CUTRIGHT v. AMER. SHIP DISMANTLER, 6 Or. App. 62 (1971)

486 P.2d 591

CUTRIGHT, Claimant, v. AMERICAN SHIP DISMANTLER, Appellant, STATE ACCIDENT INSURANCE FUND, Respondent.

Oregon Court of Appeals.Argued May 25, 1971
Affirmed July 1, 1971

Appeal from Circuit Court, Washington County.

GLEN HIEBER, Judge.

Philip A. Mongrain, Portland, argued the cause and filed the brief for appellant.

Al J. Laue, Assistant Attorney General, Salem, argued the cause for respondent. With him on the brief were Lee Johnson, Attorney General, and Jacob B. Tanzer, Solicitor General, Salem.

Page 63

Before SCHWAB, Chief Judge, and LANGTRY and FOLEY, Judges.

AFFIRMED.

LANGTRY, J.

American Ship Dismantler, the employer, appealed successively from rulings of the hearing officer, Workmen’s Compensation Board, and circuit court, each of which found the employer liable for compensation benefits to claimant.

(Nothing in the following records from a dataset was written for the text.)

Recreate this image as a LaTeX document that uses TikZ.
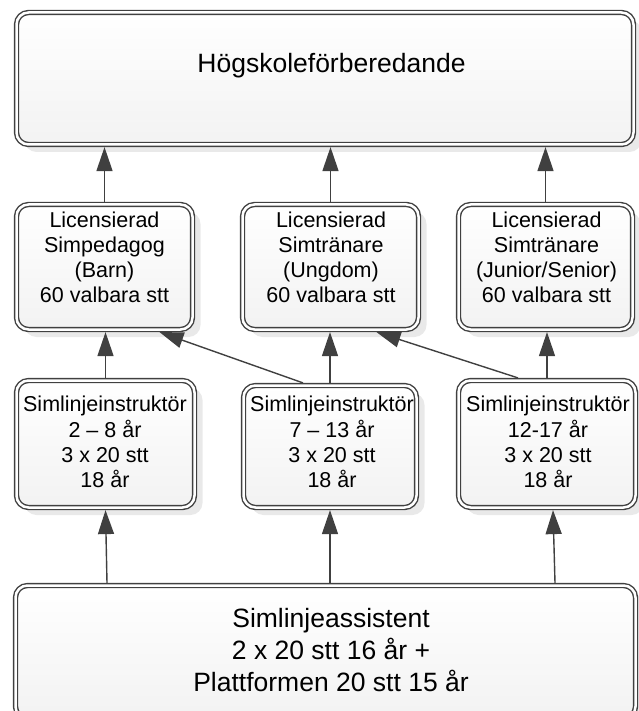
\documentclass[tikz,border=0pt]{standalone}
\usepackage{fontspec}
\setmainfont{Liberation Sans}
\usetikzlibrary{arrows.meta,shadows}
\definecolor{lc}{RGB}{64,64,64}
\begin{document}
\begin{tikzpicture}[x=1pt,y=-1pt,
  box/.style={draw=lc, line width=1.4pt, double=white, double distance=2.5pt,
    rounded corners=12pt, top color=white, bottom color=black!5,
    drop shadow={shadow xshift=8pt, shadow yshift=-7.5pt, fill=black!17},
    inner sep=0pt, outer sep=2.6pt, anchor=center},
  midtext/.style={align=center, inner sep=0pt, font=\fontsize{21.5}{25}\selectfont},
  lowtext/.style={align=center, inner sep=0pt, font=\fontsize{21.5}{25.3}\selectfont},
  bigtext/.style={align=center, inner sep=0pt, font=\fontsize{26.5}{32}\selectfont},
  conn/.style={draw=lc, line width=1.4pt, -{Triangle[length=24pt,width=16pt]}}
]
\useasboundingbox (0,0) rectangle (638,711);

% top box
\node[box, minimum width=617pt, minimum height=132pt] (top) at (325,78.5) {};
\node[bigtext] (toptext) at (331.5,66.1) {Högskoleförberedande};

% middle row
\node[box, minimum width=176pt, minimum height=125pt] (m1) at (104.5,267) {};
\node[box, minimum width=176pt, minimum height=125pt] (m2) at (330.5,267) {};
\node[box, minimum width=174pt, minimum height=125pt] (m3) at (545.5,267) {};
\node[midtext] (m1t) at (104.5,257.6) {Licensierad\\Simpedagog\\(Barn)\\60 valbara stt};
\node[midtext] (m2t) at (331,257.6) {Licensierad\\Simtränare\\(Ungdom)\\60 valbara stt};
\node[midtext] (m3t) at (546.5,257.6) {Licensierad\\Simtränare\\(Junior/Senior)\\60 valbara stt};

% lower row
\node[box, minimum width=178pt, minimum height=127pt] (l1) at (105.5,444) {};
\node[box, minimum width=173pt, minimum height=122pt] (l2) at (330,446.5) {};
\node[box, minimum width=177pt, minimum height=127pt] (l3) at (547,444) {};
\node[lowtext] (l1t) at (105,442) {Simlinjeinstruktör\\2 – 8 år\\3 x 20 stt\\18 år};
\node[lowtext] (l2t) at (332,442) {Simlinjeinstruktör\\7 – 13 år\\3 x 20 stt\\18 år};
\node[lowtext] (l3t) at (548,442) {Simlinjeinstruktör\\12-17 år\\3 x 20 stt\\18 år};

% bottom box
\node[box, minimum width=620pt, minimum height=133pt] (asst) at (325.5,652) {};
\node[bigtext] (asstt) at (331,650.2) {Simlinjeassistent\\2 x 20 stt 16 år +\\Plattformen 20 stt 15 år};

% connectors
\draw[conn] (m1.north) -- (m1.north |- top.south);
\draw[conn] (m2.north) -- (m2.north |- top.south);
\draw[conn] (m3.north) -- (m3.north |- top.south);

\draw[conn] (l1.north) -- (l1.north |- m1.south);
\draw[conn] (l2.north) -- (l2.north |- m2.south);
\draw[conn] (l3.north) -- (l3.north |- m3.south);
\draw[conn] ([xshift=-27pt]l2.north) -- ([xshift=55pt]m1.south);
\draw[conn] ([xshift=-29pt]l3.north) -- ([xshift=46pt]m2.south);

\draw[conn] ([xshift=1.5pt]l1.south |- asst.north) -- (l1.south);
\draw[conn] (l2.south |- asst.north) -- (l2.south);
\draw[conn] ([xshift=8pt]l3.south |- asst.north) -- ([xshift=6pt]l3.south);
\end{tikzpicture}
\end{document}
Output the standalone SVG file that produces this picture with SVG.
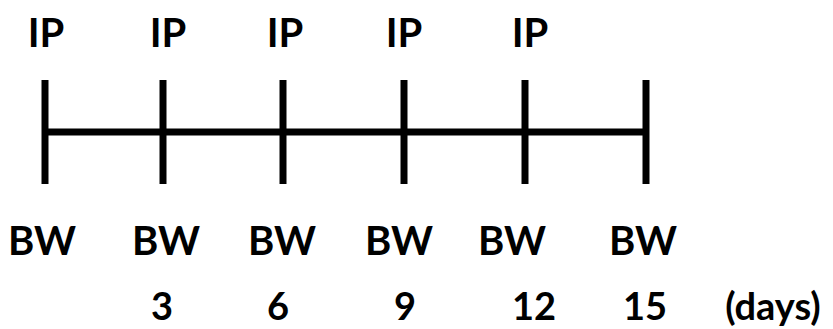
<svg xmlns="http://www.w3.org/2000/svg" width="833" height="329" viewBox="0 0 833 329">
<style>
text{font-family:Lato,"Open Sans","Liberation Sans",sans-serif;font-weight:bold;font-size:40px;fill:#000;text-anchor:middle}
.num{font-size:38px}
.ln{stroke:#000;stroke-width:7;fill:none}
</style>
<rect width="833" height="329" fill="#fff"/>
<g id="connectors">
<line class="ln" x1="45" y1="132" x2="646" y2="132"/>
</g>
<g id="tick0"><line class="ln" x1="45" y1="80" x2="45" y2="184"/><text x="46" y="47">IP</text><text x="42" y="255">BW</text></g>
<g id="tick3"><line class="ln" x1="163" y1="80" x2="163" y2="184"/><text x="168" y="47">IP</text><text x="166" y="255">BW</text><text class="num" x="162" y="320">3</text></g>
<g id="tick6"><line class="ln" x1="283" y1="80" x2="283" y2="184"/><text x="285" y="47">IP</text><text x="282" y="255">BW</text><text class="num" x="278" y="320">6</text></g>
<g id="tick9"><line class="ln" x1="404" y1="80" x2="404" y2="184"/><text x="404" y="47">IP</text><text x="399" y="255">BW</text><text class="num" x="405" y="320">9</text></g>
<g id="tick12"><line class="ln" x1="525" y1="80" x2="525" y2="184"/><text x="530" y="47">IP</text><text x="512" y="255">BW</text><text class="num" x="534" y="320">12</text></g>
<g id="tick15"><line class="ln" x1="646" y1="80" x2="646" y2="184"/><text x="643" y="255">BW</text><text class="num" x="645" y="320">15</text></g>
<g id="unit"><text class="num" x="773" y="320">(days)</text></g>
</svg>
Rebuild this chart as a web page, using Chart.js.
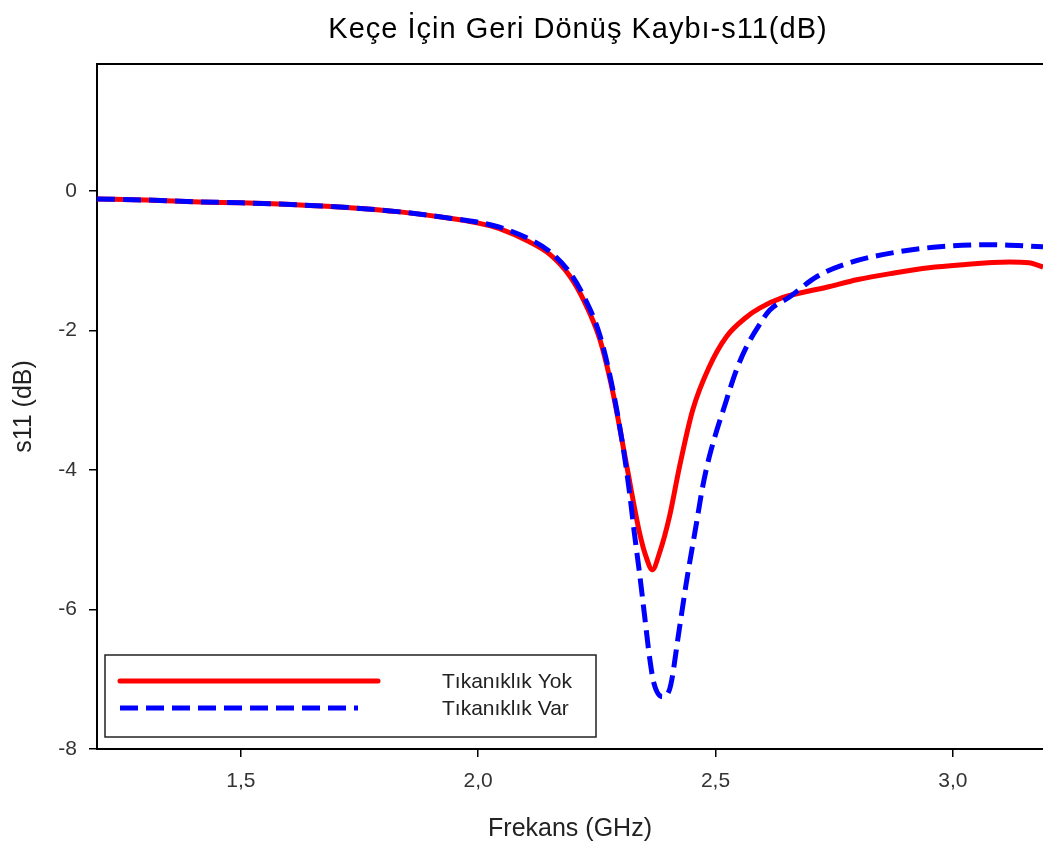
<!DOCTYPE html>
<html>
<head>
<meta charset="utf-8">
<title>Keçe İçin Geri Dönüş Kaybı</title>
<script src="https://cdn.jsdelivr.net/npm/chart.js@4.4.1/dist/chart.umd.min.js"></script>
<style>
  body { margin: 0; background: #fff; }
  #wrap { width: 1043px; height: 848px; }
</style>
</head>
<body>
<div id="wrap"><canvas id="s11Chart" width="1043" height="848"></canvas></div>
<script>
// Frekans (GHz) / s11 (dB) - keçe, tıkanıklık yok
const freqYok = [1.197, 1.30, 1.414, 1.50, 1.624, 1.73, 1.835, 1.94, 2.00, 2.045, 2.108, 2.151, 2.193, 2.224, 2.256, 2.283, 2.313, 2.340, 2.354, 2.367, 2.382, 2.403, 2.424, 2.452, 2.487, 2.523, 2.565, 2.593, 2.641, 2.734, 2.80, 2.873, 2.95, 3.014, 3.119, 3.16, 3.19];
const s11Yok  = [-0.115, -0.13, -0.158, -0.17, -0.20, -0.24, -0.30, -0.39, -0.46, -0.54, -0.73, -0.91, -1.22, -1.59, -2.12, -2.86, -3.94, -4.90, -5.25, -5.43, -5.19, -4.67, -3.96, -3.14, -2.52, -2.09, -1.81, -1.68, -1.53, -1.38, -1.27, -1.18, -1.10, -1.06, -1.02, -1.03, -1.09];

// keçe, tıkanıklık var
const freqVar = [1.197, 1.30, 1.414, 1.50, 1.624, 1.73, 1.835, 1.94, 2.00, 2.045, 2.108, 2.151, 2.193, 2.224, 2.256, 2.283, 2.308, 2.319, 2.329, 2.340, 2.351, 2.361, 2.370, 2.388, 2.403, 2.424, 2.438, 2.460, 2.473, 2.487, 2.523, 2.544, 2.565, 2.599, 2.614, 2.656, 2.713, 2.782, 2.887, 2.972, 3.077, 3.19];
const s11Var  = [-0.115, -0.13, -0.158, -0.17, -0.20, -0.24, -0.30, -0.39, -0.45, -0.52, -0.69, -0.87, -1.17, -1.53, -2.06, -2.82, -3.79, -4.33, -4.90, -5.48, -6.11, -6.68, -7.05, -7.25, -7.15, -6.27, -5.64, -4.76, -4.24, -3.81, -3.00, -2.57, -2.24, -1.85, -1.71, -1.52, -1.23, -1.03, -0.87, -0.80, -0.77, -0.80];

const xTicks = [1.5, 2.0, 2.5, 3.0];
const yTicks = [0, -2, -4, -6, -8];

const FONT = "'Liberation Sans', Arial, sans-serif";
Chart.defaults.font.family = FONT;
Chart.defaults.color = "#222";

const toPoints = (xs, ys) => xs.map((x, i) => ({x: x, y: ys[i]}));

// başlık ve çerçevenin üst çizgisi
const titlePlugin = {
    id: "titleAndFrame",
    afterDraw(chart) {
        const ctx = chart.ctx;
        const area = chart.chartArea;
        ctx.save();
        ctx.strokeStyle = "#000";
        ctx.lineWidth = 2;
        ctx.beginPath();
        ctx.moveTo(area.left - 1, area.top);
        ctx.lineTo(chart.width, area.top);
        ctx.stroke();

        ctx.fillStyle = "#000";
        ctx.font = "29px " + FONT;
        ctx.letterSpacing = "1px";
        ctx.textAlign = "center";
        ctx.textBaseline = "alphabetic";
        ctx.fillText("Keçe İçin Geri Dönüş Kaybı-s11(dB)", 578, 38);
        ctx.restore();
    }
};

// sol alttaki kutulu lejant
const legendPlugin = {
    id: "boxLegend",
    afterDraw(chart) {
        const ctx = chart.ctx;
        const box = {x: 105, y: 655, w: 491, h: 82};
        ctx.save();
        ctx.fillStyle = "#fff";
        ctx.fillRect(box.x, box.y, box.w, box.h);
        ctx.strokeStyle = "#222";
        ctx.lineWidth = 1.5;
        ctx.strokeRect(box.x, box.y, box.w, box.h);

        const rows = [
            {ds: chart.data.datasets[0], y: 681, end: 378},
            {ds: chart.data.datasets[1], y: 708, end: 358}
        ];
        rows.forEach(r => {
            ctx.strokeStyle = r.ds.borderColor;
            ctx.lineWidth = r.ds.borderWidth;
            ctx.lineCap = r.ds.borderDash ? "butt" : "round";
            ctx.setLineDash(r.ds.borderDash || []);
            ctx.beginPath();
            ctx.moveTo(120, r.y);
            ctx.lineTo(r.end, r.y);
            ctx.stroke();
            ctx.setLineDash([]);

            ctx.fillStyle = "#222";
            ctx.font = "21px " + FONT;
            ctx.textAlign = "left";
            ctx.textBaseline = "middle";
            ctx.fillText(r.ds.label, 442, r.y + 1);
        });
        ctx.restore();
    }
};

const chart = new Chart(document.getElementById("s11Chart"), {
    type: "line",
    data: {
        datasets: [
            {
                label: "Tıkanıklık Yok",
                data: toPoints(freqYok, s11Yok),
                borderColor: "#ff0000",
                borderWidth: 5,
                cubicInterpolationMode: "monotone",
                pointRadius: 0,
                order: 1
            },
            {
                label: "Tıkanıklık Var",
                data: toPoints(freqVar, s11Var),
                borderColor: "#0000ff",
                borderWidth: 5,
                borderDash: [18, 8],
                cubicInterpolationMode: "monotone",
                pointRadius: 0,
                order: 0
            }
        ]
    },
    options: {
        responsive: false,
        animation: false,
        layout: { padding: {top: 64, left: 0, right: 0, bottom: 0} },
        plugins: {
            legend: { display: false },
            tooltip: { enabled: false },
            title: { display: false }
        },
        scales: {
            x: {
                type: "linear",
                min: 1.197,
                max: 3.19,
                afterFit: s => { s.height = 99; },
                afterBuildTicks: s => { s.ticks = xTicks.map(v => ({value: v})); },
                ticks: {
                    padding: 12,
                    font: {size: 21},
                    color: "#333",
                    callback: v => v.toFixed(1).replace(".", ",")
                },
                grid: { drawOnChartArea: false, tickLength: 8, color: "#000", lineWidth: 1.5 },
                border: { display: true, color: "#000", width: 2 },
                title: {
                    display: true,
                    text: "Frekans (GHz)",
                    font: {size: 25},
                    color: "#222",
                    padding: {top: 0, bottom: 4}
                }
            },
            y: {
                min: -8,
                max: 1.82,
                afterFit: s => { s.width = 97; },
                afterBuildTicks: s => { s.ticks = yTicks.map(v => ({value: v})); },
                ticks: {
                    padding: 12,
                    font: {size: 21},
                    color: "#333"
                },
                grid: { drawOnChartArea: false, tickLength: 8, color: "#000", lineWidth: 1.5 },
                border: { display: true, color: "#000", width: 2 },
                title: {
                    display: true,
                    text: "s11 (dB)",
                    font: {size: 25},
                    color: "#222",
                    padding: {top: 9, bottom: 0}
                }
            }
        }
    },
    plugins: [titlePlugin, legendPlugin]
});
</script>
</body>
</html>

The issue is which of two compensation insurance carriers is responsible. The direct responsibility employer’s insurance carrier claims the State Accident Insurance Fund (SAIF), the former carrier for the employer, should be held responsible.

The sequence of events giving rise to the dispute is:

A compression fracture and degeneration in the claimant’s thoracic spine, possibly predating 1964.

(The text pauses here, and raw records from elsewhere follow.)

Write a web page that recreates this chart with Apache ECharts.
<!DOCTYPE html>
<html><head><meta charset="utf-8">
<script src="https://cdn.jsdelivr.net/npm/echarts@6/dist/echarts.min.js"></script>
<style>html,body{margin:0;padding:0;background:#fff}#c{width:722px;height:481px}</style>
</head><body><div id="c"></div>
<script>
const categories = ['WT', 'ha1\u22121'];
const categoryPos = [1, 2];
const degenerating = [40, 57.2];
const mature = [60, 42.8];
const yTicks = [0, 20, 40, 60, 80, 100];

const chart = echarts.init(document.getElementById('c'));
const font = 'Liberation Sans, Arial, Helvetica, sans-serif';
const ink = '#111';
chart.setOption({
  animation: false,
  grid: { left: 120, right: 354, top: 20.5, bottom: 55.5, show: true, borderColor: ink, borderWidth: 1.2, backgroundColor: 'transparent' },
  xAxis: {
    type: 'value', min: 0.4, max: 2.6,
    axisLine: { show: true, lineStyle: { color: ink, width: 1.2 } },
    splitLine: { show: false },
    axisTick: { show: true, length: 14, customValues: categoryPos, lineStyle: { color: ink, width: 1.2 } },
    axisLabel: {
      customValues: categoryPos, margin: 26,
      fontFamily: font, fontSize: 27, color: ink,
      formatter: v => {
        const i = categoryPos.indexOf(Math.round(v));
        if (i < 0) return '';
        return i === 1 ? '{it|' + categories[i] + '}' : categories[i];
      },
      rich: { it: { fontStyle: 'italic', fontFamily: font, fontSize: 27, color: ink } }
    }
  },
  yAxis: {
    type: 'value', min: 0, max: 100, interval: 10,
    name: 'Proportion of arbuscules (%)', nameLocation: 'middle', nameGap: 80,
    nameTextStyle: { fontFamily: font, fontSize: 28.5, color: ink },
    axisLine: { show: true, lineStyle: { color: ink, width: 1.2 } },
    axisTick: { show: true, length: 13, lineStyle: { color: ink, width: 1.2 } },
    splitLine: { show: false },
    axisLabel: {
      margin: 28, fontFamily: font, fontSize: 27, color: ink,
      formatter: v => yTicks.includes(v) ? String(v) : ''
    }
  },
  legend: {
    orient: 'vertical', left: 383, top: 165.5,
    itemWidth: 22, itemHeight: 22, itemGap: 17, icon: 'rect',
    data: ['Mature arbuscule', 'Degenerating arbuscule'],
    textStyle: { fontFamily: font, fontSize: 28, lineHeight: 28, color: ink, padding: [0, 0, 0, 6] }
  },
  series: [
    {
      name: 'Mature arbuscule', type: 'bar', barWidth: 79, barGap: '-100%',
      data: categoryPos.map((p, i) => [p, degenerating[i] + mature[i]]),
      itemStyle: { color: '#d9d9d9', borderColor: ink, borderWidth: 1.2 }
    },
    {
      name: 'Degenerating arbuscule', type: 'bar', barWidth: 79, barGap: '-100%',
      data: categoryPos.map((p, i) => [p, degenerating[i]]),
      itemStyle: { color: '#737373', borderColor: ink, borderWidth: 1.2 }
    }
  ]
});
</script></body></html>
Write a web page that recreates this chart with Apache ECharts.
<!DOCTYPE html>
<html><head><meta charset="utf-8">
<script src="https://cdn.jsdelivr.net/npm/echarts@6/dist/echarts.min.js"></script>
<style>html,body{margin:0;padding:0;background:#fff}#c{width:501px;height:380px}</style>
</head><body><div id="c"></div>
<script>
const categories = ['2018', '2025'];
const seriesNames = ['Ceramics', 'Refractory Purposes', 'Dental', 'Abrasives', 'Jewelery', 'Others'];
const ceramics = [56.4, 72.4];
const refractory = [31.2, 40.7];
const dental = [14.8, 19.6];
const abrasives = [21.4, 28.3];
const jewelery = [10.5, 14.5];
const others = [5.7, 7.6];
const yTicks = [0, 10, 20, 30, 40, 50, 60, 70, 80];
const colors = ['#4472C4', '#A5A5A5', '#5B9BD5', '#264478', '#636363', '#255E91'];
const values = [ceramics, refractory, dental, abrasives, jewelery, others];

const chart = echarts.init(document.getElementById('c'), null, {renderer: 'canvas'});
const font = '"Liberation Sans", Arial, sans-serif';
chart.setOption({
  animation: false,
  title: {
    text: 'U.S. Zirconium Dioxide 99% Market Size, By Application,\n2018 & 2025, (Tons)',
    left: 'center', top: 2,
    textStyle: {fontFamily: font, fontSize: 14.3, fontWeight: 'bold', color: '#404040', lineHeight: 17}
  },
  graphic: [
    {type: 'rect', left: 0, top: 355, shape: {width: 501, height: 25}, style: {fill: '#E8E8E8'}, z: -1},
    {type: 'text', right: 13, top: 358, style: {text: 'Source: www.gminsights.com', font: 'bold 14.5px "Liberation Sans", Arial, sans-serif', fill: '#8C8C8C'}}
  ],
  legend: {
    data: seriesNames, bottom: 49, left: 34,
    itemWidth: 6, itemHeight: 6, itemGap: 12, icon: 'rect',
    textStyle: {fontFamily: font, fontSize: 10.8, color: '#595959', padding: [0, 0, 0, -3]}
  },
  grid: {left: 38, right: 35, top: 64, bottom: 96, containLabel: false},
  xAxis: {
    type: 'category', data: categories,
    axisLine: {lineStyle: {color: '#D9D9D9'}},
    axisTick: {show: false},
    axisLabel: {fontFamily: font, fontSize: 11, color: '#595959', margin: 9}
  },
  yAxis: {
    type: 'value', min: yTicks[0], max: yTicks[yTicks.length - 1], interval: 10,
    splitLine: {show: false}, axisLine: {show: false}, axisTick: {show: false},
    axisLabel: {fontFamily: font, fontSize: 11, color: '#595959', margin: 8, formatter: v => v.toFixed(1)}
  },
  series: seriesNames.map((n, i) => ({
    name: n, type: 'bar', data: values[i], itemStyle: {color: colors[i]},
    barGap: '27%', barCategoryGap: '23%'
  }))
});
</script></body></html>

An on-the-job injury on November 12, 1966, causing strain of the thoracic spine. This injury was treated in seven chiropractic visits, the last in January of 1967, after which claimant was “symptom free,” according to the chiropractor’s testimony.

A change in the employer’s coverage from SAIF to a private carrier.

An accident on February 23, 1967, which involved a fall of about 10 feet off a ladder to a point where claimant stopped his fall by grasping the ladder with an arm and leg. He testified to his immediate reaction:

“I had severe pain in my lower back and, of course, I had pain in my upper back, too. I just

Page 64

figured I just jerked my arm out of the socket is what it felt like. When I come back down, I could hardly work [walk]. I got over to the craneway * * *.

“* * * * *

“* * * Terrific pain in my right arm and the middle of my back.

“* * * * *

“My main problem is I couldn’t walk.

“* * * * *

“[Because of] My hip.”

The claimant’s chiropractor testified that when the claimant came to him after the latter accident he complained of pain in the low back or hip, not mentioning the thoracic back. But he testified that his examination of claimant disclosed tenderness in the thoracic area. Immediate treatment was for both low and thoracic back. During treatment over a period of months, claimant increasingly complained of disability in the thoracic area. He continued treatments by the chiropractor and an orthopedist.

This brief review of the evidence supports the findings of the previous factfinders. It is argued that all of the earlier trouble claimant had in the thoracic spine, and his emphasis on the low back and hip after the last accident, indicates that his thoracic difficulties are not attributable to the last accident. We do not agree with such an inference. Although the claimant had previous thoracic spinal trouble, all of the evidence taken together indicates that the accident of February 23, 1967, was the primary cause of the instant claim.

At oral argument employer’s counsel argued that at the least the recovery of compensation should be apportioned

Page 65

between SAIF and the direct responsibility carrier. We were not cited and we find no satisfactory authority providing for apportionment between carriers in the Workmen’s Compensation Act or in case law.[1]

Affirmed.

[1] 3 Larson, Workmen’s Compensation Law, § 95.12 (1970), discussing situations where a man has suffered successive on-the-job accidents causing back injuries, where the employer has had different carriers says:

“* * * [I]f the second incident contributes independently to the injury, the second insurer is solely liable, even if the injury would have been much less severe in the absence of the prior condition, and even if the prior injury contributed the major part to the final condition. This is consistent with the general principle of the compensability of the aggravation of a pre-existing condition.”

Larson appears to believe this is the majority rule, called the Massachusetts-Michigan rule. In § 95.31 he discusses cases where courts in New York and Arkansas apportioned payment between carriers.